Broadband's rapid rise continues apace as speeds gear up a notch.
Fastest broadband on the block sets new standard
An eight megabit service has been launched by internet service provider UK Online.
It is 16 times faster than the average broadband package on the market and will pave the way for services such as video-on-demand and broadband TV.
The service is possible due to a new regime which allows other operators to use BT's exchanges and will initially only be available in towns.
It represents a "big leap forward" for broadband, said Chris Stening, UK Online general manager.
The service comes with a hefty £39.99 monthly price tag but will mean users can download MP3s in seconds and offers TV-quality video streaming.
The service includes WiFi as standard, meaning users can connect multiple PCs, laptops and game consoles from any room in the house.
Not everybody will be able to take advantage of the service, as it will be restricted to metropolitan areas.
The service will initially be available to users within 2km radius of 230 telephone exchanges in areas such as London, Birmingham, Glasgow and Cambridge.

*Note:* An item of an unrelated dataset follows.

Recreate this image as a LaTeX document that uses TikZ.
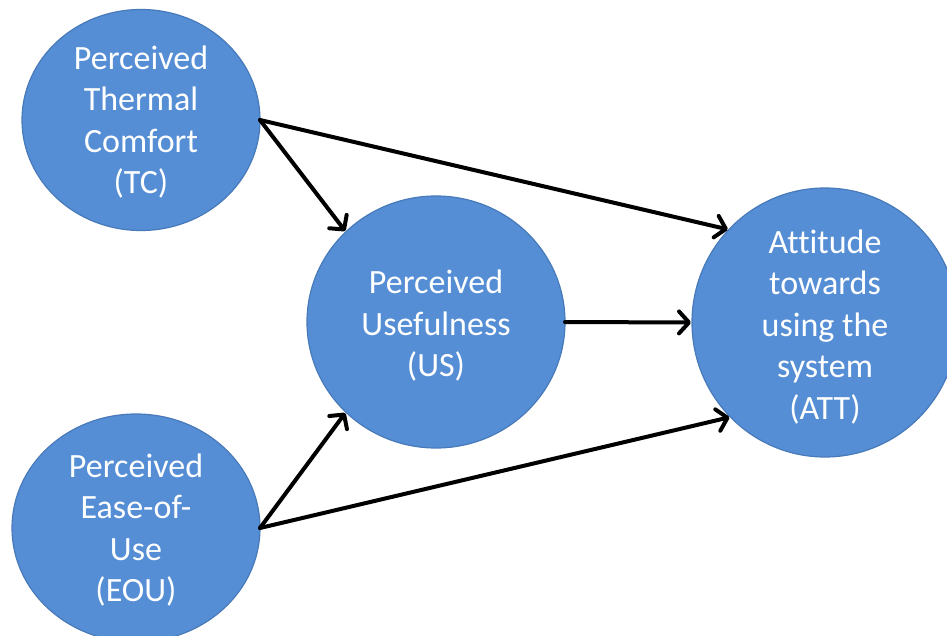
\documentclass[tikz,border=0pt]{standalone}
\usepackage{fontspec}
\setmainfont[Ligatures=NoCommon]{Carlito}
\usetikzlibrary{shapes.geometric,arrows.meta}
\definecolor{bubblefill}{RGB}{85,142,213}
\definecolor{bubbleedge}{RGB}{72,122,186}
\tikzset{
  bubble/.style={ellipse, fill=bubblefill, draw=bubbleedge, line width=1.2pt, inner sep=0pt, outer sep=0pt},
  caption/.style={text=white, align=center, font=\fontsize{34}{41.5}\selectfont, inner sep=0pt},
  link/.style={line width=4pt, line cap=round, line join=round,
    -{Straight Barb[length=10pt, width=22pt, line cap=round, line join=round]}, shorten >=1pt},
}
\begin{document}
\begin{tikzpicture}[x=1pt, y=-1pt]
\useasboundingbox (0,0) rectangle (947,636);

% constructs
\node[bubble, minimum width=238pt, minimum height=221pt] (TC)  at (141,120) {};
\node[bubble, minimum width=248pt, minimum height=228pt] (EOU) at (136,528) {};
\node[bubble, minimum width=258pt, minimum height=252pt] (US)  at (436,322) {};
\node[bubble, minimum width=266pt, minimum height=269pt] (ATT) at (825,322.5) {};

\node[caption] (TCt)  at (141,122) {Perceived\\Thermal\\Comfort\\(TC)};
\node[caption] (EOUt) at (136,530) {Perceived\\Ease-of-\\Use\\(EOU)};
\node[caption] (USt)  at (436,326) {Perceived\\Usefulness\\(US)};
\node[caption] (ATTt) at (825,327) {Attitude\\towards\\using the\\system\\(ATT)};

% hypothesised paths
\draw[link] (TC.east)  -- (US.135);
\draw[link] (TC.east)  -- (ATT.136);
\draw[link] (EOU.east) -- (US.225);
\draw[link] (EOU.east) -- (ATT.225);
\draw[link] (US.east)  -- (ATT.west);
\end{tikzpicture}
\end{document}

That represents about 4.4 million households.
The service is possible due to a decision to loosen BT's strangle-hold on telephone exchanges.
The process, known as local loop unbundling, was put in motion by the now defunct telecoms watchdog Oftel but has only proved popular in recent months due to falling costs.
UK Online is looking at the possibility of bundling services such as cheap net telephone calls, video-on-demand and TV by 2005 if the service proves popular.
"The service is twice as fast as any other service on offer in the UK and 16 times faster than most broadband services," said Mr Stening.
"It takes a big leap for broadband and we are very excited about it," he said.
Countries such as South Korea and France have found the advantage of upping the speeds of broadband.
In South Korea, video-on-demand over the net is cheaper than renting a DVD and online gaming is huge.
Mr Stening believes the service will appeal to people in multi-occupancy buildings as well as easing family arguments.
"A typical family with two adults and two children is currently sharing a 512 kilobit service. This will basically give them 2 megabits each," he said.